■ **EXERCISE INSTRUCTIONS**: Say how many lines contain the word "that" and give no other text.
=== RAW RECORDS ===
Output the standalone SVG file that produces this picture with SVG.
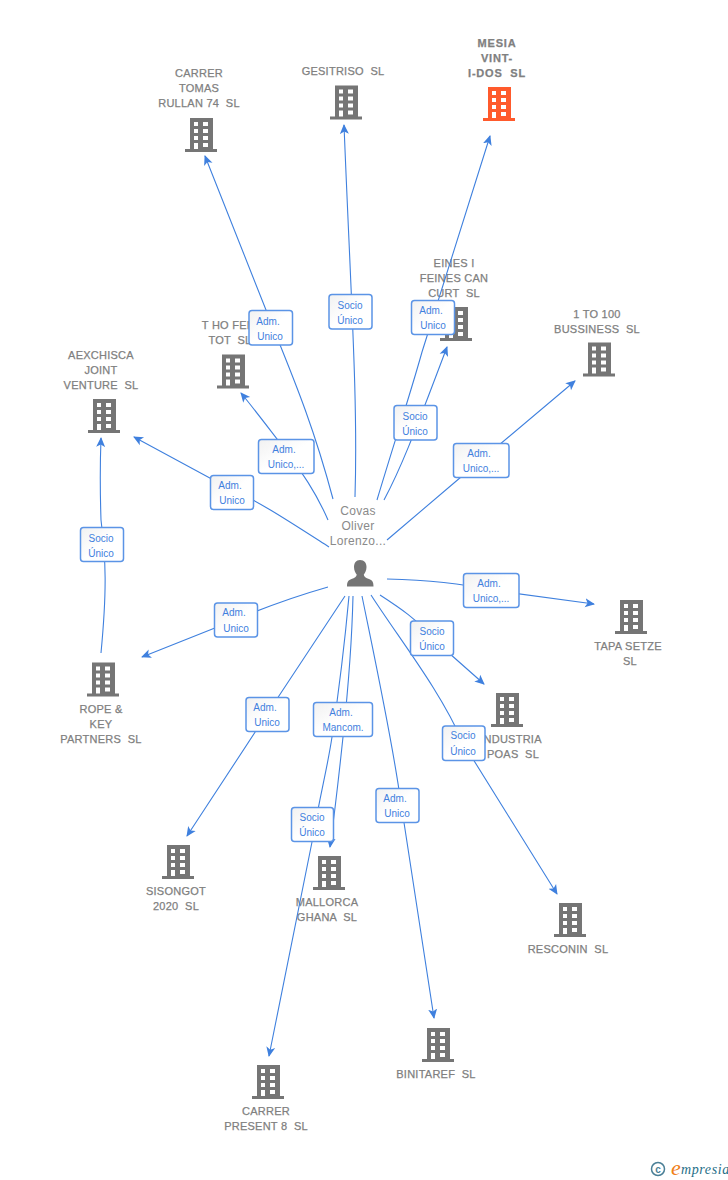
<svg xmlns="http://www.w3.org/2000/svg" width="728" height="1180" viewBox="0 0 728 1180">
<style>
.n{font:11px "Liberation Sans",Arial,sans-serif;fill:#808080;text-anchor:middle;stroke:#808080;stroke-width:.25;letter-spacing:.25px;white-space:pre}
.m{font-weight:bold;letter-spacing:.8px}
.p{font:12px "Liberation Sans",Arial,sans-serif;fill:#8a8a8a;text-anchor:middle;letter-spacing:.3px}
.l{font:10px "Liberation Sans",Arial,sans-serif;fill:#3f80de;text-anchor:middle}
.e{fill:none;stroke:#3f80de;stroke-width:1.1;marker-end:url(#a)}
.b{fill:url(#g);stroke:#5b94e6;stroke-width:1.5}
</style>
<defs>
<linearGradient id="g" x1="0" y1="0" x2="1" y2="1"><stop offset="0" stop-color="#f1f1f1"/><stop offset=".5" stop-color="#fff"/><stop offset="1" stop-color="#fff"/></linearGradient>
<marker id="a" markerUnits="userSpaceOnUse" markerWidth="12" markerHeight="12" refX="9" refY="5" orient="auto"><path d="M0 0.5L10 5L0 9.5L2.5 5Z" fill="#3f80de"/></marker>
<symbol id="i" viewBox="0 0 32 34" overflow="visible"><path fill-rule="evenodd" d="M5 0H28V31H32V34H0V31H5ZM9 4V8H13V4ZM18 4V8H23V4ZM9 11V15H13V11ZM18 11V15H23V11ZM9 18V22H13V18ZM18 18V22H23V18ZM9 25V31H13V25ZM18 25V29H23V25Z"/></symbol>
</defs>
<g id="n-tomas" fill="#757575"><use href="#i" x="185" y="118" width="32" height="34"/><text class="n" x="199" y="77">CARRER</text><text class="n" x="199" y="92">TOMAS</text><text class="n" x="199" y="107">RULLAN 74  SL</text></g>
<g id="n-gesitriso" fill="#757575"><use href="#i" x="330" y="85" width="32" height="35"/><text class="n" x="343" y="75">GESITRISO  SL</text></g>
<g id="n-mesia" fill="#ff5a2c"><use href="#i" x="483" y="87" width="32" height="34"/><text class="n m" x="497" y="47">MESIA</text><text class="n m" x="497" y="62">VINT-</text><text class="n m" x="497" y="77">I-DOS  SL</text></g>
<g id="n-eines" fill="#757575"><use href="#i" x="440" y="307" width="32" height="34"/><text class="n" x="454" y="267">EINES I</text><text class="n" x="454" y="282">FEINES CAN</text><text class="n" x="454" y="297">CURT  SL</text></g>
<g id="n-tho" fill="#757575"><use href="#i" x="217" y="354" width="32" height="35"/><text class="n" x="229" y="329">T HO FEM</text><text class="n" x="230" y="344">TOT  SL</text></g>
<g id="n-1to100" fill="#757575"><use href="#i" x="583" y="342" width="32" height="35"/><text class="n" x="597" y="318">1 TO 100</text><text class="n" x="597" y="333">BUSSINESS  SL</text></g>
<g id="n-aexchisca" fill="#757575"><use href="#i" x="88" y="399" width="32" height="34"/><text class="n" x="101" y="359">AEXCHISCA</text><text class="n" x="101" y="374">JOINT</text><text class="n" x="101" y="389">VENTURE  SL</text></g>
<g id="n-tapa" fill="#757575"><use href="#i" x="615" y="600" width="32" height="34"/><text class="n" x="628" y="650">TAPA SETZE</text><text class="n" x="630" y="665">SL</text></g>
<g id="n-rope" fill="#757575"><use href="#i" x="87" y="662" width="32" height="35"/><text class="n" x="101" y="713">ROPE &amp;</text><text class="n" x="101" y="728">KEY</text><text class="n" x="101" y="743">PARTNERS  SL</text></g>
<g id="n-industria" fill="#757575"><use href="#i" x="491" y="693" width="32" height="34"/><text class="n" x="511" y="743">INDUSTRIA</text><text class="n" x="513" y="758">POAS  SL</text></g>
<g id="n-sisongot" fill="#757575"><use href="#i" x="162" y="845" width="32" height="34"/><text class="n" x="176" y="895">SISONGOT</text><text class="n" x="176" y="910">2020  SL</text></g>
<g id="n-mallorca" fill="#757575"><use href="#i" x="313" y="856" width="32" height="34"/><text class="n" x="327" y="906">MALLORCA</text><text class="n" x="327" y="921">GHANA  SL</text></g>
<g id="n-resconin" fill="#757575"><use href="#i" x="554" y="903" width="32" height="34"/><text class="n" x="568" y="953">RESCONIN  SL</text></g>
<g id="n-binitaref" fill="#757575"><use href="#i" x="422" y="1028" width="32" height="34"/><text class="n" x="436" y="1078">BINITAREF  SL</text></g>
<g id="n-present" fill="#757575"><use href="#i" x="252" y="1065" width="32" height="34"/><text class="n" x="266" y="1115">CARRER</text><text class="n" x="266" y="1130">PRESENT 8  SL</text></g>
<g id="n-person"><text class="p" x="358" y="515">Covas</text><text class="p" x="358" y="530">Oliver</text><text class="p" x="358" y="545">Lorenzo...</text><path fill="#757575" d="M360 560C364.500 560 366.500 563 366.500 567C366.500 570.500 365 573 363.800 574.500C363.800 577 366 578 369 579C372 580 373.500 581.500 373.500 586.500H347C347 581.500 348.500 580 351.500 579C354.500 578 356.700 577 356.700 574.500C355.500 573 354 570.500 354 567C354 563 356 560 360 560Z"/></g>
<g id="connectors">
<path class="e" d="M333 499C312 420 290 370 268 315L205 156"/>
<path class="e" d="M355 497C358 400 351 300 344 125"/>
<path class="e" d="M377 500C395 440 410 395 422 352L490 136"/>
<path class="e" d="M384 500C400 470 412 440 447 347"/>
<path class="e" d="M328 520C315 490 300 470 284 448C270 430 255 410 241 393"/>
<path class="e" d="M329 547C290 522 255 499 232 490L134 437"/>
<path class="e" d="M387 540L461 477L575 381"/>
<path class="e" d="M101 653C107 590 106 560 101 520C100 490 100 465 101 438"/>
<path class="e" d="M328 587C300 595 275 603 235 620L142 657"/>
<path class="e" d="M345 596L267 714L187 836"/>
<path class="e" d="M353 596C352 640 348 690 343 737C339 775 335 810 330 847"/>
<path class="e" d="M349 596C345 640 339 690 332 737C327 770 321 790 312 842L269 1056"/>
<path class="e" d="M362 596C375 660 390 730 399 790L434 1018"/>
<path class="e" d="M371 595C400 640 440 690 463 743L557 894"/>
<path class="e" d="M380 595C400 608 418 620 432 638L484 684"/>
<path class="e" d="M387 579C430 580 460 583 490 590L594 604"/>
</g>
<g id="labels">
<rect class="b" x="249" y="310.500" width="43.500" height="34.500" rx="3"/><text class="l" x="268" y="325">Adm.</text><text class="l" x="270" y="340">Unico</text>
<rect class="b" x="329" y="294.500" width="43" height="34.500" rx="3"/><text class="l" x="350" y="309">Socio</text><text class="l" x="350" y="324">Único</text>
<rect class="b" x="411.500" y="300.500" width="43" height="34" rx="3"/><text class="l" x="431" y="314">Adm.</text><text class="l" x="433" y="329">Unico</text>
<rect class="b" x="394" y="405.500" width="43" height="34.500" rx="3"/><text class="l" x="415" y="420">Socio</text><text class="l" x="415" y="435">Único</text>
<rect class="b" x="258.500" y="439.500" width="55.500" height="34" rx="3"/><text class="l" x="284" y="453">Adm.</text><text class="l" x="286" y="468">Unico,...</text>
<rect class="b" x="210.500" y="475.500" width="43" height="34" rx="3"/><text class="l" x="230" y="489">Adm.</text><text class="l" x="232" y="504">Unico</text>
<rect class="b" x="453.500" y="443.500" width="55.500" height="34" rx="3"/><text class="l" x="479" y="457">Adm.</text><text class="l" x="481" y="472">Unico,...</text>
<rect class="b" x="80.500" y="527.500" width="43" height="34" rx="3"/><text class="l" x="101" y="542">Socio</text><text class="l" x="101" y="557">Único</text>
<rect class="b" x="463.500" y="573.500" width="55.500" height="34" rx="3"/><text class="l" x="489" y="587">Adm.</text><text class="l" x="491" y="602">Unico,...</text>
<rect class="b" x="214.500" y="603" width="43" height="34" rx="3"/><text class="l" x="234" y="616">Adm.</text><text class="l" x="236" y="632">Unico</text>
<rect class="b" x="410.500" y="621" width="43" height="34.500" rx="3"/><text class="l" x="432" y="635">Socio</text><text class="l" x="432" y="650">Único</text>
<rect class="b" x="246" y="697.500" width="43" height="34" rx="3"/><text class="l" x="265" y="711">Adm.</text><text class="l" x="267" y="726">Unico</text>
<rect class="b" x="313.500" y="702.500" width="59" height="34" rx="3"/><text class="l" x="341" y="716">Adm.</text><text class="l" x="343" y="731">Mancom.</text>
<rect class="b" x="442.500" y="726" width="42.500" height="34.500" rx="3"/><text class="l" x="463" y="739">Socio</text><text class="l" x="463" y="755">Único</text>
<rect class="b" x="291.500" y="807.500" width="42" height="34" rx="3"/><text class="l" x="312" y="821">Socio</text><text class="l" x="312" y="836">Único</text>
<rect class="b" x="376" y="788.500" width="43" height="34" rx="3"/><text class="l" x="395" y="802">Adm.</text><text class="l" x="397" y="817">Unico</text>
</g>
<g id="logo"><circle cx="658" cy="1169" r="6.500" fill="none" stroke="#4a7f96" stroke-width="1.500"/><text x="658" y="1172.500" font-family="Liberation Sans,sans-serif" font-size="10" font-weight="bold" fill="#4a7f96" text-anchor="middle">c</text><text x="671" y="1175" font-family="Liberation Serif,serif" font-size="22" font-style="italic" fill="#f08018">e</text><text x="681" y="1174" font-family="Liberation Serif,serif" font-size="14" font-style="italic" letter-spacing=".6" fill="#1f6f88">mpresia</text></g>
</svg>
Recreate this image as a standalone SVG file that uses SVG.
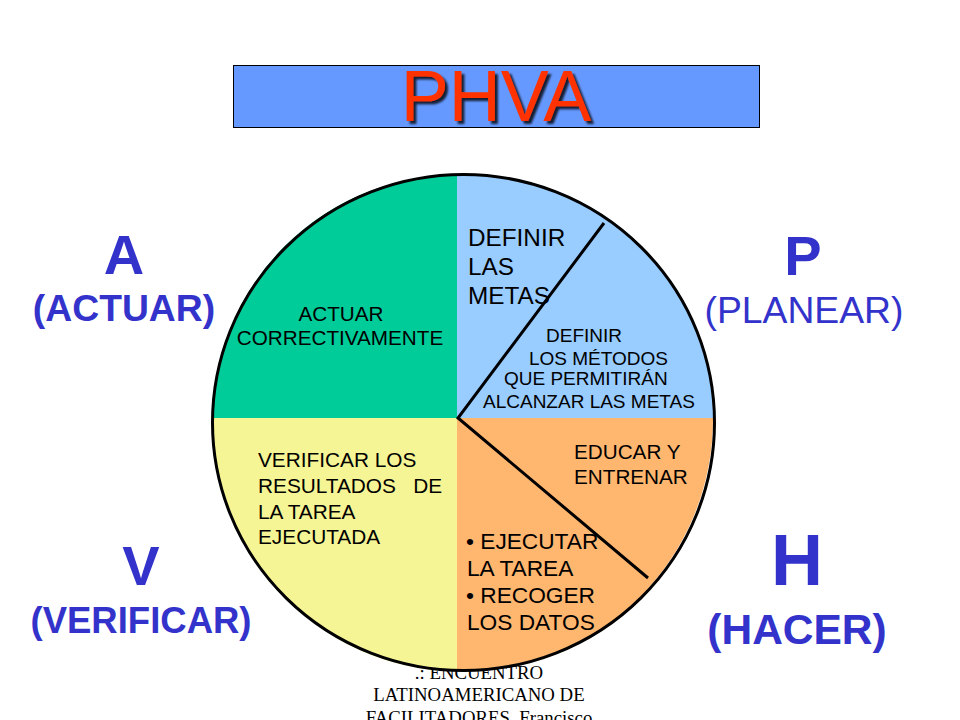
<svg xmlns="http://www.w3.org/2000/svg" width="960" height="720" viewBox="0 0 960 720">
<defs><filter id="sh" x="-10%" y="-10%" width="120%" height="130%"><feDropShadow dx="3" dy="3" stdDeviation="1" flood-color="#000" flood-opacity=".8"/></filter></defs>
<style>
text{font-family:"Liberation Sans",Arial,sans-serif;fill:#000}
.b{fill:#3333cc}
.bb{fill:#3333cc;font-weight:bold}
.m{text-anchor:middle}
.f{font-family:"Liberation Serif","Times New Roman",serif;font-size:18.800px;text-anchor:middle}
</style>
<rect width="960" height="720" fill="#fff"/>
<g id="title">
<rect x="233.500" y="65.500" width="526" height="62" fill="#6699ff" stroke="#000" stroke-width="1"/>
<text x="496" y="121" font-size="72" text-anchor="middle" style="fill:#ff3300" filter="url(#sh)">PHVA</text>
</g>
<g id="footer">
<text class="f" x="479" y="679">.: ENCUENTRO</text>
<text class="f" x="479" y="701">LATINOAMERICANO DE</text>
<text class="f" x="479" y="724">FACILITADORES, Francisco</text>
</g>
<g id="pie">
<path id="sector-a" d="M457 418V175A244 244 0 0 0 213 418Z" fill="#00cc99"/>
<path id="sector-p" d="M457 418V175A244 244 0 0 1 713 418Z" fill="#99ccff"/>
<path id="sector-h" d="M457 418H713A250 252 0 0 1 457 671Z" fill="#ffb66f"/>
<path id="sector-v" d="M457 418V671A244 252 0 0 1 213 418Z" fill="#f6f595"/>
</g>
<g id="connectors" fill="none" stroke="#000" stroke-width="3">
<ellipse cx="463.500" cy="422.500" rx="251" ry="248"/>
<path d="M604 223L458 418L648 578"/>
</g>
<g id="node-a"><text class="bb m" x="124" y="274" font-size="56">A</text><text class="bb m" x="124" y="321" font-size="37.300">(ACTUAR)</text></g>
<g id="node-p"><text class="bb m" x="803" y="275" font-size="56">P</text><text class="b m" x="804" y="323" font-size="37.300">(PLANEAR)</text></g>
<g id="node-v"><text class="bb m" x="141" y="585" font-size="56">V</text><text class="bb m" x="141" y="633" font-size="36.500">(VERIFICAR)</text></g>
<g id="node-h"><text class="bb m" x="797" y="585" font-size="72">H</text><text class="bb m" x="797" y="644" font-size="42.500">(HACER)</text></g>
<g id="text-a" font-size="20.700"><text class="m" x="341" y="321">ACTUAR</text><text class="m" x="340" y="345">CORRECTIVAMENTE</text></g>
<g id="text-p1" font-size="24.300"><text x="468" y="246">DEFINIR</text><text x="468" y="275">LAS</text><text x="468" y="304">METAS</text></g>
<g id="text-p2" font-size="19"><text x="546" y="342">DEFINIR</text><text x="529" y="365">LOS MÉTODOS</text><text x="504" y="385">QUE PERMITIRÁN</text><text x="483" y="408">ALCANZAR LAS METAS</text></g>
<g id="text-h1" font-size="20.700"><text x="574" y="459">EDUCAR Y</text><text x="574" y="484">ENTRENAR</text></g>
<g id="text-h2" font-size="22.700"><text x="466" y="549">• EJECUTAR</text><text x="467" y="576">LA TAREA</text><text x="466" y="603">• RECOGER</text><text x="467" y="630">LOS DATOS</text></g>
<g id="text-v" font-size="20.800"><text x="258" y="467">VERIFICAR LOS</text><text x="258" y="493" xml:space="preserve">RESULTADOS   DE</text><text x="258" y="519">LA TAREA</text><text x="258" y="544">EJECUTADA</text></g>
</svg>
===
■ **EXERCISE RESULT**: 2